Pour la pièce C’est l’hiver, je m’adressais à des jeunes et à des amateurs, la démarche a donc été très différente, je savais que je devrais prendre en compte certaines limites techniques. Au cours du travail d’études est née une chanson improvisée qui a servi de base pour la pièce dans ses trois versions (à une voix, 2 voix égales et 4 voix mixtes). Dans cette pièce à priori simple – éloge enfantin de l’hiver – les chanteurs pourront aborder des métriques irrégulières, un travail contrapuntique entre les pupitres, une intonation délicate (majeur/mineur alterné) et la pratique de percussion corporelle simultanée au chant.

 

« Au-delà des Cimes » est un programme de polyphonies pyrénéennes, mettant en avant la diversité culturelle et linguistique des Pyrénées à travers le temps. De quelle manière vous êtes-vous approprié ce thème ?

Joan Magrané Figuera : Ma famille maternelle vient des Pyrénées et j’y ai passé des très bons et nombreux moments dans ma vie. C’est donc un thème qui me touche spécialement. Aussi, la proposition d’utiliser un poème en catalan, ma langue, est devenue très propice. Même si dans la texture très complexe des 18 voix c’est évidemment très difficile de tout y comprendre, dans le détail de chaque voix, de chaque inflexion mélodique, j’ai essayé de travailler la sonorité de la langue de la façon la plus naturelle possible. C’est-à-dire, sans aller à l’encontre de sa propre fluidité. 

 

Comment avez-vous choisi le texte support de votre œuvre ? 

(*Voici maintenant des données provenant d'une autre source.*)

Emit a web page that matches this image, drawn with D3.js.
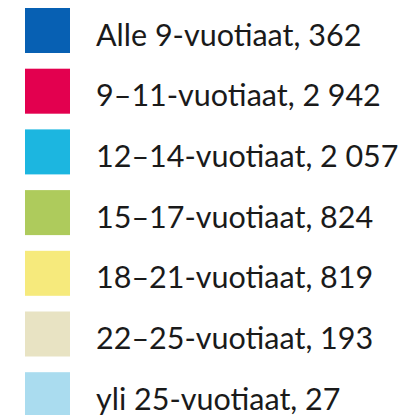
<!DOCTYPE html>
<html><head><meta charset="utf-8">
<script src="https://cdn.jsdelivr.net/npm/d3@7"></script>
<style>html,body{margin:0;padding:0;background:#fff;}svg{display:block;}</style>
</head><body>
<svg id="c" width="403" height="415"></svg>
<script>
const categories = ["Alle 9-vuotiaat","9–11-vuotiaat","12–14-vuotiaat","15–17-vuotiaat","18–21-vuotiaat","22–25-vuotiaat","yli 25-vuotiaat"];
const values = [362, 2942, 2057, 824, 819, 193, 27];
const colors = ["#0760b3","#e3004f","#1cb6e0","#aecb5c","#f6ea7c","#e8e3c3","#aadcef"];

const svg = d3.select("#c");
const fmt = v => d3.format(",")(v).replace(/,/g, "\u202F");
const step = 60.7, size = 45;
const yy = d3.scaleLinear().domain([0, 1]).range([8, 8 + step]);

const g = svg.selectAll("g.item").data(categories).join("g").attr("class","item")
  .attr("transform", (d,i) => `translate(0,${yy(i)})`);
g.append("rect").attr("x", 25).attr("y", 0).attr("width", size).attr("height", size)
  .attr("fill", (d,i) => colors[i]);
g.append("text").attr("x", 96).attr("y", 37.5).attr("font-family","Lato, 'Open Sans', sans-serif")
  .attr("font-size", 30.5).attr("fill","#1a1a1a")
  .text((d,i) => `${d}, ${fmt(values[i])}`);
</script>
</body></html>
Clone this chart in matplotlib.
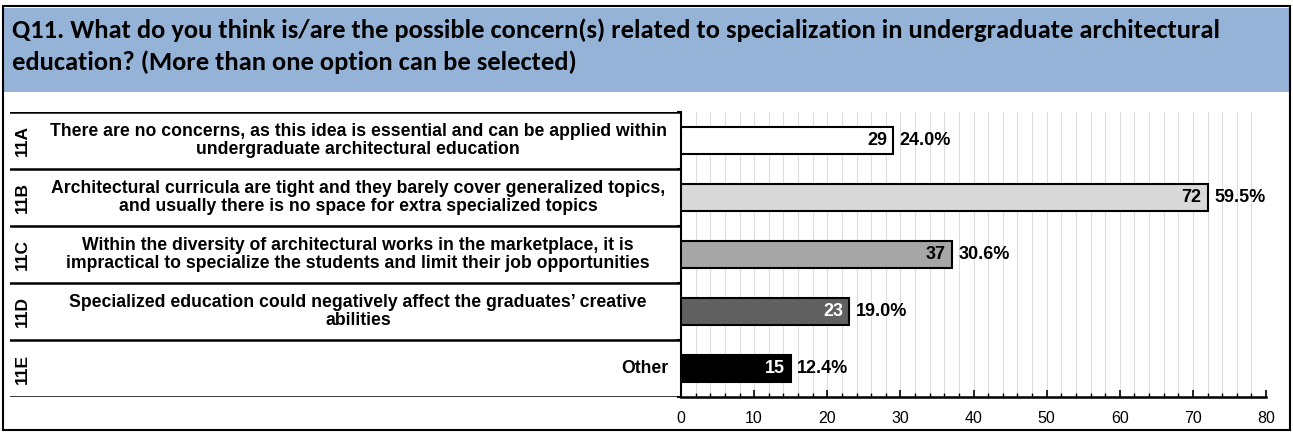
import numpy as np
import matplotlib.pyplot as plt
from matplotlib.patches import Rectangle
from matplotlib.ticker import MultipleLocator

title = ("Q11. What do you think is/are the possible concern(s) related to specialization in undergraduate architectural\n"
         "education? (More than one option can be selected)")
codes = ['11A', '11B', '11C', '11D', '11E']
labels = [
    "There are no concerns, as this idea is essential and can be applied within\nundergraduate architectural education",
    "Architectural curricula are tight and they barely cover generalized topics,\nand usually there is no space for extra specialized topics",
    "Within the diversity of architectural works in the marketplace, it is\nimpractical to specialize the students and limit their job opportunities",
    "Specialized education could negatively affect the graduates\u2019 creative\nabilities",
    "Other",
]
counts = [29, 72, 37, 23, 15]
pcts = [24.0, 59.5, 30.6, 19.0, 12.4]
bar_colors = ['#FFFFFF', '#D9D9D9', '#A6A6A6', '#606060', '#000000']
count_colors = ['black', 'black', 'black', 'white', 'white']

W, H = 1293, 432
narrow = ['Liberation Sans Narrow', 'Liberation Sans', 'DejaVu Sans']

fig = plt.figure(figsize=(W / 100, H / 100), dpi=100)

def fx(px):
    return px / W

def fy(py):
    return 1 - py / H

# outer frame and title band
fig.patches.append(Rectangle((fx(4), fy(92)), fx(1286), (92 - 8) / H, transform=fig.transFigure,
                             facecolor='#95B3D7', edgecolor='none', zorder=0))
fig.patches.append(Rectangle((fx(3), fy(430)), fx(1287), (430 - 6) / H, transform=fig.transFigure,
                             facecolor='none', edgecolor='black', lw=1.5, zorder=5))
fig.text(fx(12), fy(46), title, ha='left', va='center', fontsize=19.1, fontweight='bold',
         family=['Carlito', 'Lato', 'DejaVu Sans'], linespacing=1.42)

# main bar axes
ax = fig.add_axes([fx(681), fy(397), fx(1266 - 681), (397 - 112) / H])
y = np.arange(len(counts))
ax.barh(y, counts, height=0.47, color=bar_colors, edgecolor='black', linewidth=1.5, zorder=3)
for i in range(len(counts)):
    ax.text(counts[i] - 0.8, y[i], str(counts[i]), ha='right', va='center', fontsize=13,
            fontweight='bold', color=count_colors[i], family=narrow, zorder=4)
    ax.text(counts[i] + 0.9, y[i], f"{pcts[i]:.1f}%", ha='left', va='center', fontsize=13,
            fontweight='bold', color='black', family=narrow, zorder=4)

ax.set_xlim(0, 80)
ax.set_ylim(4.5, -0.5)
ax.xaxis.set_major_locator(MultipleLocator(10))
ax.xaxis.set_minor_locator(MultipleLocator(2))
ax.grid(axis='x', which='both', color='#DDDDDD', lw=0.8, zorder=0)
ax.set_yticks(np.arange(-0.5, 5, 1))
ax.set_yticklabels([])
ax.tick_params(axis='y', direction='out', length=3, width=1.5)
ax.tick_params(axis='x', which='major', direction='in', length=5, width=1.2, labelsize=11.5, pad=10)
ax.tick_params(axis='x', which='minor', direction='in', length=3, width=1.0)
for lab in ax.get_xticklabels():
    lab.set_family(narrow)
for s in ['top', 'right']:
    ax.spines[s].set_visible(False)
ax.spines['left'].set_linewidth(1.5)
ax.spines['bottom'].set_linewidth(1.8)

# label panel
lx = fig.add_axes([fx(10), fy(397), fx(681 - 10), (397 - 112) / H], sharey=ax)
lx.set_xlim(10, 681)
lx.axis('off')
for b in np.arange(-0.5, 5, 1):
    lx.axhline(b, color='black', lw=1.8)
for i in range(len(codes)):
    lx.text(22, y[i], codes[i], rotation=90, ha='center', va='center', fontsize=12.5,
            fontweight='bold', family=narrow)
    if labels[i] == 'Other':
        lx.text(668, y[i], labels[i], ha='right', va='center', fontsize=12.7,
                fontweight='bold', family=narrow)
    else:
        lx.text(358, y[i], labels[i], ha='center', va='center', fontsize=12.7,
                fontweight='bold', family=narrow, linespacing=1.1)

fig.savefig('out.png', dpi=100)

Joan Magrané Figuera : Quand j’ai reçu la commande avec l’idée du concert autour des Pyrénées j’ai pensé très vite au grand poème épique Canigó de Jacint Verdaguer qui explique la création mythique de cette chaîne montagneuse. C’est un authentique chef d’œuvre mais il est vrai que c’est aussi une manière d’écrire la poésie, celle de la fin du XIXème siècle, avec laquelle il est très compliqué de travailler sans être trop pris par sa structure interne, toujours fort bien ciselée. Quand j’y ai trouvé, à l’intérieur, le « rêve de Gentil », le protagoniste, j’ai vu que c’était le fragment idéal à mettre en musique : il s’agit d’un rêve où le héros de la narration entend le chant incantatoire des sirènes du Cap de Creus, le rocher où commencent à s’élever les Pyrénées au bord de la mer Méditerranée.

 

[Pour aller plus loin]

Pour découvrir le travail de Joan Magrané Figuera
Pour découvrir le travail de Claire-Mélanie Sinnhuber
Pour en savoir plus sur le programme  « Au-delà des Cimes »

Pour consulter le dossier pédagogique

 

[Suivre les éléments « au fil de l’été » 2021]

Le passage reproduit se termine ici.